Tout cela, c’est Monseigneur de Rimouski — fichu nom — qui nous l’apprend.

Et, après avoir énuméré tous ces avantages, Monseigneur de Rimouski ajoute sur son prospectus :

« On n’a qu’à faire une fois pour toutes l’aumône de DEUX FRANCS seulement en faveur du Sacre Cœur, et pour cela on a droit à une messe par semaine pendant 25 ans. »

Ce qui fait treize cents messes pour quarante sous, soit environ un septième de centime la messe. Ce n’est pas cher. Il faudrait ne pas avoir une pièce de deux francs dans la poche pour se refuser cette petite satisfaction.

Mais, à propos, je pense à une chose. Voilà un évêque, ce Monseigneur de Rimouski, qui fait une terrible concurrence à ses collègues en soutane noire et violette. Treize cents messes pour quarante sous, tandis que partout on fait payer une messe trois francs en moyenne ! Dame, quand on connaîtra le grand rabais de Monseigneur de Rimouski, on ne s’adressera plus qu’à lui.

Et puis, encore une réflexion.

Les pièces de quarante sous auxquelles Monseigneur de Rimouski fait appel sont destinées à la construction d’une chapelle au Sacré Cœur. C’est dans cette chapelle que sont dites les messes pour les généreux donateurs. Très-bien ! Mais combien un prêtre peut-il dire de messes par jour ? J’ai entendu dire, à l’époque où mes parents me faisaient élever dans la connaissance du catéchisme, de la liturgie, de la théologie et de tout le bataclan, j’ai entendu dire qu’un prêtre ne pouvait pas dire plus de trois messes par jour, et encore fallait-il, pour cela, qu’il fût spécialement autorisé par le pape. Supposons donc qu’il y ait dans la chapelle de Monseigneur de Rimouski — voyons, ne lésinons pas — trente prêtres autorisés par le pape à dire trois messes par jour. Trente prêtres, à trois messes par jour, cela donne six cent trente messes par semaine. Or, puisque par chaque pièce de quarante sous on a droit à une messe par semaine, Monseigneur de Rimouski, s’il ne veut pas voler son monde, ne pourra accepter les pièces de quarante sous que seulement de 630 personnes. Mais alors je suis en droit de me demander si avec 1260 francs il est possible de bâtir une chapelle de nature à contenir assez d’autels pour qu’il puisse s’y dire 90 messes par 30 prêtres chaque matin.
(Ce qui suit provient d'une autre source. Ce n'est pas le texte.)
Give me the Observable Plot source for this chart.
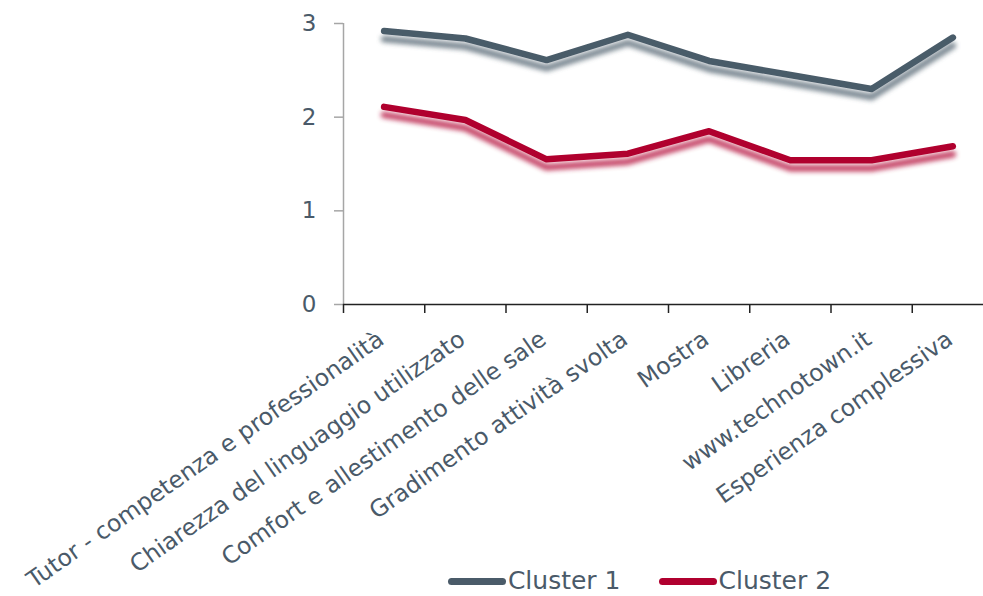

Conclusion, — Voir, dans le Code pénal, l’article qui définit ainsi le délit d’escroquerie : manœuvres frauduleuses ayant pour but de se faire remettre des fonds en alléguant l’existence de fausses entreprises ou en faisant naître l’espérance d’un succès, d’un accident ou de tout autre événement chimérique.

Ah ! Sacré Cœur, Sacré Cœur, je te le prédis, tu finiras, si tu n’y prends garde, par échouer quelque jour sur les bancs de la correctionnelle.